Шварц не верил своим ушам. Его рассудок уже приблизился к опасной черте, за которой сон и действительность, прошлое и будущее сливаются в беспорядочной пляске, обычно именуемой безумием. Он надеялся, что вздувшаяся река жизни всё же вернётся в свои берега, и «брат Мартин» окажется всего лишь тёской Эрфуртского бакалавра, но голос, мощный и ясный, вдребезги разбивая представления о возможном и невозможном, рассеял сомнения.
– Ваше Императорское Величество, Ваши Святейшие Высочества и все яснейшие Государи мои! – заговорил Мартин. – Совесть моя свидетельствует мне, что во всём, что я доныне говорил и писал, я не имел другой цели, кроме славы Божьей и наставления христиан в чистейших истоках веры.
В некоторых книгах моих я восстаю на папство и тех служителей, которые ученьем и жизнью своей губят весь христианский мир, ибо никто уже ныне не может ни отрицать, ни скрыть, что не Божьими, а человеческими законами и постановлениями Пап совесть верующих жалко скована и замучена… Не учат ли эти люди, что ни на какие законы и постановления Пап, будь они даже противны Евангелию, восставать не должно? Если бы я отрёкся от этих книг моих, то я ещё усилил бы нечестие, открыл бы ему все двери и окна – особенно в том случае, если бы могли сказать, что я это сделал по воле Его Императорского Величества и всей Римской Империи. Боже мой, страшно подумать, какому злодейству я тогда послужил бы орудием.
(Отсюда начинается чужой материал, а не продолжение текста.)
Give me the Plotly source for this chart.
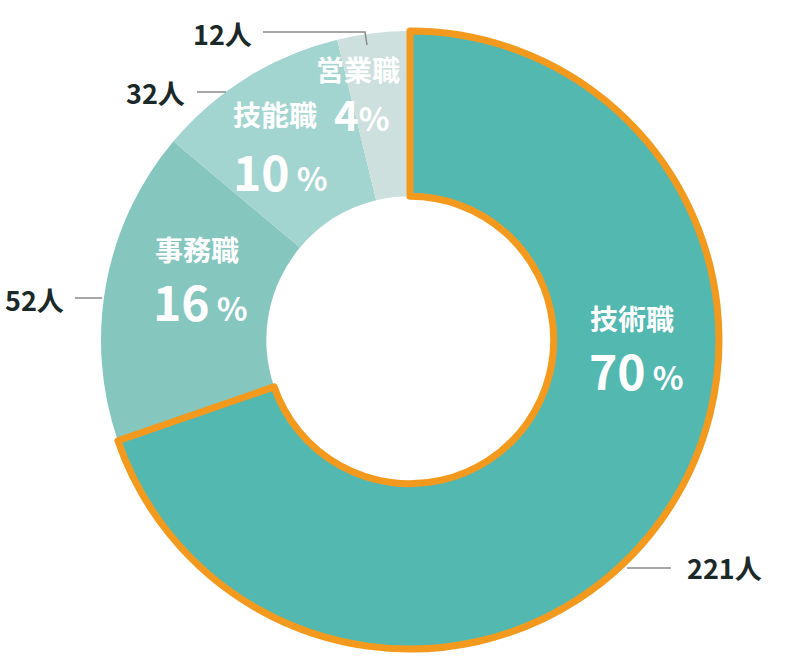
import plotly.graph_objects as go

# data
labels = ["技術職", "事務職", "技能職", "営業職"]
counts = [221, 52, 32, 12]
colors = ["#52b8b0", "#85c7bf", "#a3d5d0", "#cde0de"]

total = sum(counts)
pcts = [round(c / total * 100) for c in counts]

W, H = 810, 660
FONT = "Noto Sans CJK JP"
DARK = "#1b2a28"
LINE = "#8a8a8a"

# donut geometry in pixels (center + outer radius)
cx, cy, r = 410, 340, 309
dom_x = [(cx - r) / W, (cx + r) / W]
dom_y = [1 - (cy + r) / H, 1 - (cy - r) / H]

fig = go.Figure()

# main donut
fig.add_trace(go.Pie(
    labels=labels, values=counts, sort=False, direction="clockwise",
    rotation=0, hole=0.465, textinfo="none", hoverinfo="label+value+percent",
    marker=dict(colors=colors, line=dict(width=0)),
    domain=dict(x=dom_x, y=dom_y), showlegend=False,
))

# orange outline on the biggest slice, drawn on top
fig.add_trace(go.Pie(
    labels=labels, values=counts, sort=False, direction="clockwise",
    rotation=0, hole=0.465, textinfo="none", hoverinfo="skip",
    marker=dict(colors=["rgba(0,0,0,0)"] * 4,
                line=dict(color=["#f39a1e", "rgba(0,0,0,0)", "rgba(0,0,0,0)", "rgba(0,0,0,0)"],
                          width=[7, 0, 0, 0])),
    domain=dict(x=dom_x, y=dom_y), showlegend=False,
))

# label positions (px): name, percent, count label, leader line
name_pos = [(632, 318), (197, 249), (275, 114), (358, 69)]
pct_pos = [(636, 369), (200, 300), (280, 170), (362, 113)]
pct_size = [48, 48, 48, 42]
pct_gap = [" ", " ", " ", ""]
count_pos = [(724, 567), (34, 299), (155, 93), (222, 33)]
leaders = [
    "M 627 568 L 671 568",
    "M 75 298 L 102 298",
    "M 197 92 L 226 92",
    "M 263 32 L 365 32 L 367 45",
]

annotations = []
for i in range(len(labels)):
    nx, ny = name_pos[i]
    annotations.append(dict(
        x=nx / W, y=1 - ny / H, xref="paper", yref="paper", showarrow=False,
        xanchor="center", yanchor="middle",
        text="<b>%s</b>" % labels[i], font=dict(family=FONT, size=28, color="white"),
    ))
    px, py = pct_pos[i]
    annotations.append(dict(
        x=px / W, y=1 - py / H, xref="paper", yref="paper", showarrow=False,
        xanchor="center", yanchor="middle",
        text="<b>%d</b><span style='font-size:32px'>%s<b>%%</b></span>" % (pcts[i], pct_gap[i]),
        font=dict(family=FONT, size=pct_size[i], color="white"),
    ))
    tx, ty = count_pos[i]
    annotations.append(dict(
        x=tx / W, y=1 - ty / H, xref="paper", yref="paper", showarrow=False,
        xanchor="center", yanchor="middle",
        text="<b>%d人</b>" % counts[i], font=dict(family=FONT, size=27, color=DARK),
    ))

shapes = []
for p in leaders:
    shapes.append(dict(type="path", path=p, xref="x", yref="y",
                       line=dict(color=LINE, width=1.5)))

fig.update_layout(
    width=W, height=H, margin=dict(l=0, r=0, t=0, b=0),
    paper_bgcolor="white", plot_bgcolor="rgba(0,0,0,0)",
    xaxis=dict(range=[0, W], visible=False, fixedrange=True),
    yaxis=dict(range=[H, 0], visible=False, fixedrange=True),
    annotations=annotations, shapes=shapes,
)

# page has a default 8px body margin; drop it so pixel positions line up
fig.write_html("out.html", config={"displayModeBar": False},
               post_script="document.body.style.margin='0px';")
Как защититься мне от моих обвинителей? Что им ответить? То же отвечу, что на допросе у первосвященника Анны ответил Христос ударившему Его по лицу служителю: «Если я сказал худо, то покажи, что худо». Ежели Сам Господь, зная о Себе, что Он заблуждаться не может, всё-таки соглашался, чтобы против Его учения свидетельствовал жалкий раб, то насколько же более мне, несчастному и слишком легко заблуждающемуся грешнику, должно согласится, чтобы против моего учения свидетельствовали все, кто хочет и может. Вот почему милосердием Божиим заклинаю Ваше Императорское Величество и всех яснейших Государей моих, и всех, кто слушает меня, от мала до велика: да свидетельствуют все против меня, да обличат заблуждения мои на основании Слова Божия и только что это сделают – я отрекусь и сам брошу книги мои в огонь!
Верьте мне: прежде, чем начать дело моё, я много думал о тех смутах и распрях, какие могут произойти от моего учения, и вот, что я понял: радоваться надо происходящему от Слова Божья разделению, ибо Сам Господь говорит: «Не мир пришел Я принести, но меч». Дивен и страшен Господь наш в судах Своих. Бойтесь же, чтобы желание ваше восстановить мир, отвергнув Слово Божие, не было причиной величайших бед.